Road freight transport contributes to 75% of the global logistics CO2 emissions. Various European initiatives are calling for a drastic cut-down of CO2 emissions in this sector [1]. This requires advanced and very expensive technological innovations; i.e. re-design of vehicle units, hybridization of powertrains and autonomous vehicle technology. One particular innovation that aims to solve this problem is multi-articulated vehicles (road-trains). They have a smaller footprint and better efficiency of transport than traditional transport vehicles like trucks. In line with the missions for Energy Transition and Sustainability [2], road-trains can have zero-emission powertrains leading to clean and sustainable urban mobility of people and goods. However, multiple articulations in a vehicle pose a problem of reversing the vehicle. Since it is extremely difficult to predict the sideways movement of the vehicle combination while reversing, no driver can master this process. This is also the problem faced by the drivers of TRENS Solar Train’s vehicle, which is a multi-articulated modular electric road vehicle.
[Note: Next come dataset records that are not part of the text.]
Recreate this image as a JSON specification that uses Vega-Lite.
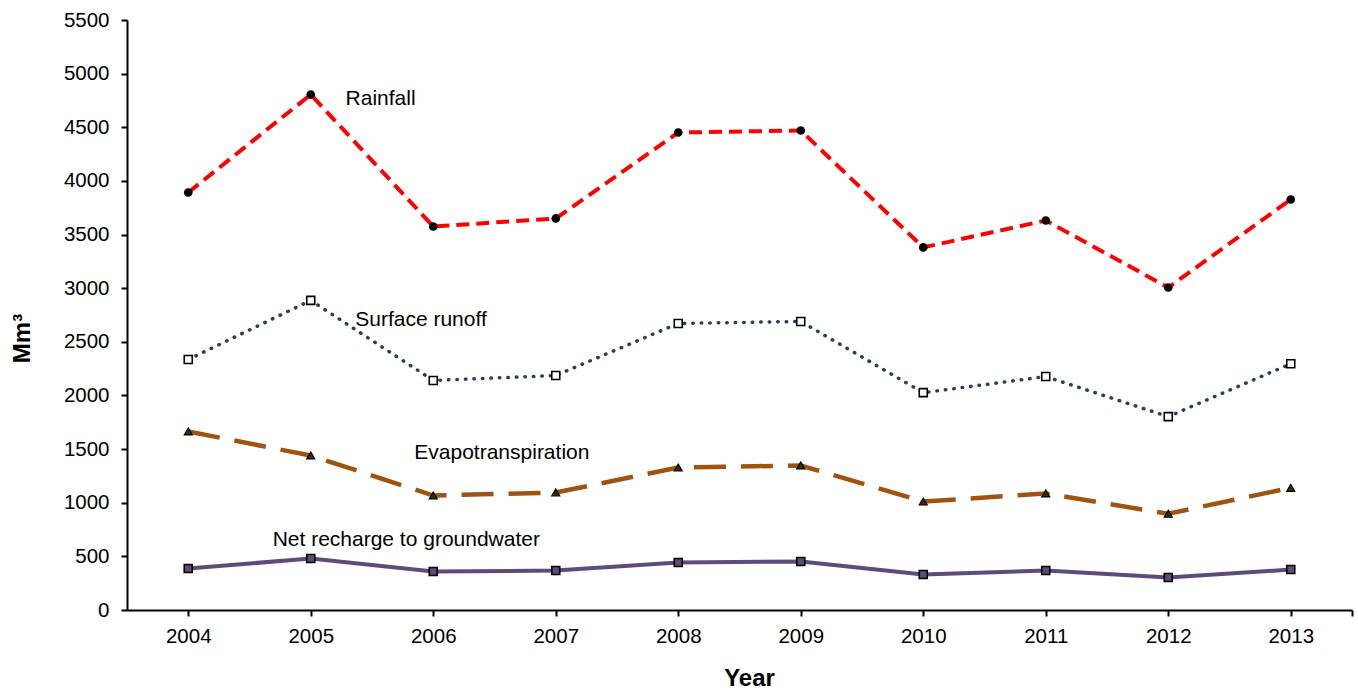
{
  "$schema": "https://vega.github.io/schema/vega-lite/v6.json",
  "width": 1225,
  "height": 590,
  "autosize": {"type": "none"},
  "padding": {"left": 127, "top": 20, "right": 6, "bottom": 82},
  "background": "white",
  "config": {
    "view": {"stroke": null},
    "font": "Liberation Sans",
    "axis": {
      "labelFont": "Liberation Sans",
      "titleFont": "Liberation Sans",
      "labelColor": "#000000",
      "titleColor": "#000000",
      "domainColor": "#000000",
      "tickColor": "#000000",
      "domainWidth": 2,
      "tickWidth": 2,
      "grid": false
    }
  },
  "datasets": {
    "flows": [
      {"year": 2004, "series": "Rainfall", "value": 3892},
      {"year": 2005, "series": "Rainfall", "value": 4805},
      {"year": 2006, "series": "Rainfall", "value": 3575},
      {"year": 2007, "series": "Rainfall", "value": 3650},
      {"year": 2008, "series": "Rainfall", "value": 4451},
      {"year": 2009, "series": "Rainfall", "value": 4470},
      {"year": 2010, "series": "Rainfall", "value": 3380},
      {"year": 2011, "series": "Rainfall", "value": 3631},
      {"year": 2012, "series": "Rainfall", "value": 3006},
      {"year": 2013, "series": "Rainfall", "value": 3827},
      {"year": 2004, "series": "Surface runoff", "value": 2335},
      {"year": 2005, "series": "Surface runoff", "value": 2886},
      {"year": 2006, "series": "Surface runoff", "value": 2140},
      {"year": 2007, "series": "Surface runoff", "value": 2186},
      {"year": 2008, "series": "Surface runoff", "value": 2671},
      {"year": 2009, "series": "Surface runoff", "value": 2690},
      {"year": 2010, "series": "Surface runoff", "value": 2026},
      {"year": 2011, "series": "Surface runoff", "value": 2176},
      {"year": 2012, "series": "Surface runoff", "value": 1803},
      {"year": 2013, "series": "Surface runoff", "value": 2295},
      {"year": 2004, "series": "Evapotranspiration", "value": 1664},
      {"year": 2005, "series": "Evapotranspiration", "value": 1440},
      {"year": 2006, "series": "Evapotranspiration", "value": 1067},
      {"year": 2007, "series": "Evapotranspiration", "value": 1095},
      {"year": 2008, "series": "Evapotranspiration", "value": 1328},
      {"year": 2009, "series": "Evapotranspiration", "value": 1347},
      {"year": 2010, "series": "Evapotranspiration", "value": 1011},
      {"year": 2011, "series": "Evapotranspiration", "value": 1086},
      {"year": 2012, "series": "Evapotranspiration", "value": 897},
      {"year": 2013, "series": "Evapotranspiration", "value": 1139},
      {"year": 2004, "series": "Net recharge to groundwater", "value": 387},
      {"year": 2005, "series": "Net recharge to groundwater", "value": 480},
      {"year": 2006, "series": "Net recharge to groundwater", "value": 359},
      {"year": 2007, "series": "Net recharge to groundwater", "value": 368},
      {"year": 2008, "series": "Net recharge to groundwater", "value": 443},
      {"year": 2009, "series": "Net recharge to groundwater", "value": 452},
      {"year": 2010, "series": "Net recharge to groundwater", "value": 331},
      {"year": 2011, "series": "Net recharge to groundwater", "value": 368},
      {"year": 2012, "series": "Net recharge to groundwater", "value": 303},
      {"year": 2013, "series": "Net recharge to groundwater", "value": 377}
    ],
    "labels": [
      {"year": 2005.57, "value": 4768, "label": "Rainfall"},
      {"year": 2005.9, "value": 2703, "label": "Surface runoff"},
      {"year": 2006.56, "value": 1468, "label": "Evapotranspiration"},
      {"year": 2005.78, "value": 648, "label": "Net recharge to groundwater"}
    ]
  },
  "data": {"name": "flows"},
  "encoding": {
    "x": {
      "field": "year",
      "type": "quantitative",
      "scale": {"domain": [2003.5, 2013.5], "nice": false, "zero": false},
      "axis": {
        "values": [2004, 2005, 2006, 2007, 2008, 2009, 2010, 2011, 2012, 2013, 2013.5],
        "labelExpr": "datum.value == 2013.5 ? '' : format(datum.value, 'd')",
        "title": "Year",
        "titleFontSize": 24,
        "titleFontWeight": "bold",
        "titlePadding": 20,
        "titleX": 622,
        "labelFontSize": 20.5,
        "labelPadding": 10,
        "tickSize": 6
      }
    },
    "y": {
      "field": "value",
      "type": "quantitative",
      "scale": {"domain": [0, 5500], "nice": false},
      "axis": {
        "values": [0, 500, 1000, 1500, 2000, 2500, 3000, 3500, 4000, 4500, 5000, 5500],
        "format": "d",
        "title": "Mm³",
        "titleFontSize": 24,
        "titleFontWeight": "bold",
        "titleY": 318,
        "titlePadding": 29,
        "labelFontSize": 20.5,
        "labelPadding": 12,
        "tickSize": 6
      }
    }
  },
  "layer": [
    {
      "transform": [{"filter": "datum.series === 'Rainfall'"}],
      "mark": {"type": "line", "color": "#FF0000", "strokeWidth": 4, "strokeDash": [13, 7]}
    },
    {
      "transform": [{"filter": "datum.series === 'Surface runoff'"}],
      "mark": {"type": "line", "color": "#243F60", "strokeWidth": 3.5, "strokeDash": [0.5, 8], "strokeCap": "round"}
    },
    {
      "transform": [{"filter": "datum.series === 'Evapotranspiration'"}],
      "mark": {"type": "line", "color": "#A0520F", "strokeWidth": 4.5, "strokeDash": [32, 15]}
    },
    {
      "transform": [{"filter": "datum.series === 'Net recharge to groundwater'"}],
      "mark": {"type": "line", "color": "#604A7B", "strokeWidth": 4}
    },
    {
      "transform": [{"filter": "datum.series === 'Rainfall'"}],
      "mark": {"type": "point", "shape": "circle", "filled": true, "color": "#000000", "size": 75, "opacity": 1}
    },
    {
      "transform": [{"filter": "datum.series === 'Surface runoff'"}],
      "mark": {"type": "point", "shape": "square", "filled": true, "fill": "#FFFFFF", "stroke": "#000000", "strokeWidth": 1.6, "size": 64, "opacity": 1}
    },
    {
      "transform": [{"filter": "datum.series === 'Evapotranspiration'"}],
      "mark": {"type": "point", "shape": "triangle-up", "filled": true, "fill": "#333300", "stroke": "#000000", "strokeWidth": 1.2, "size": 64, "opacity": 1}
    },
    {
      "transform": [{"filter": "datum.series === 'Net recharge to groundwater'"}],
      "mark": {"type": "point", "shape": "square", "filled": true, "fill": "#604A7B", "stroke": "#000000", "strokeWidth": 1.6, "size": 64, "opacity": 1}
    },
    {
      "data": {"name": "labels"},
      "mark": {"type": "text", "font": "Liberation Sans", "fontSize": 21, "color": "#000000", "align": "center", "baseline": "middle"},
      "encoding": {
        "text": {"field": "label", "type": "nominal"}
      }
    }
  ]
}
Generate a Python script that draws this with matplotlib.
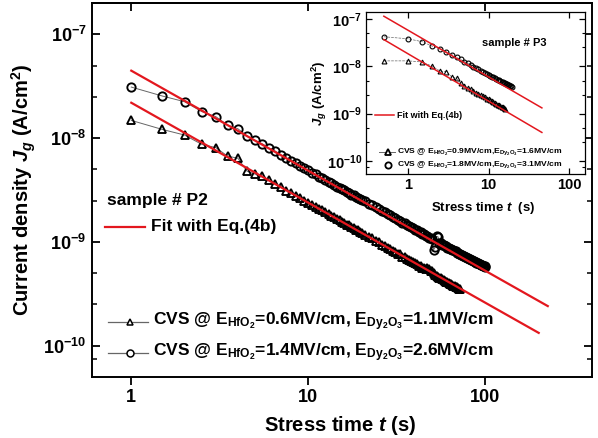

It can be used for transporting cargo as well as passengers in tight environments, making it suitable for operation in urban areas. This project aims to develop a reverse assist system to help drivers reverse multi-articulated vehicles like the TRENS Solar Train, enabling them to maneuver backward when the need arises in its operations, safely and predictably. This will subsequently provide multi-articulated vehicle users with a sustainable and economically viable option for the transport of cargo and passengers with unrestricted maneuverability resulting in better application and adding to the innovation in sustainable road transport.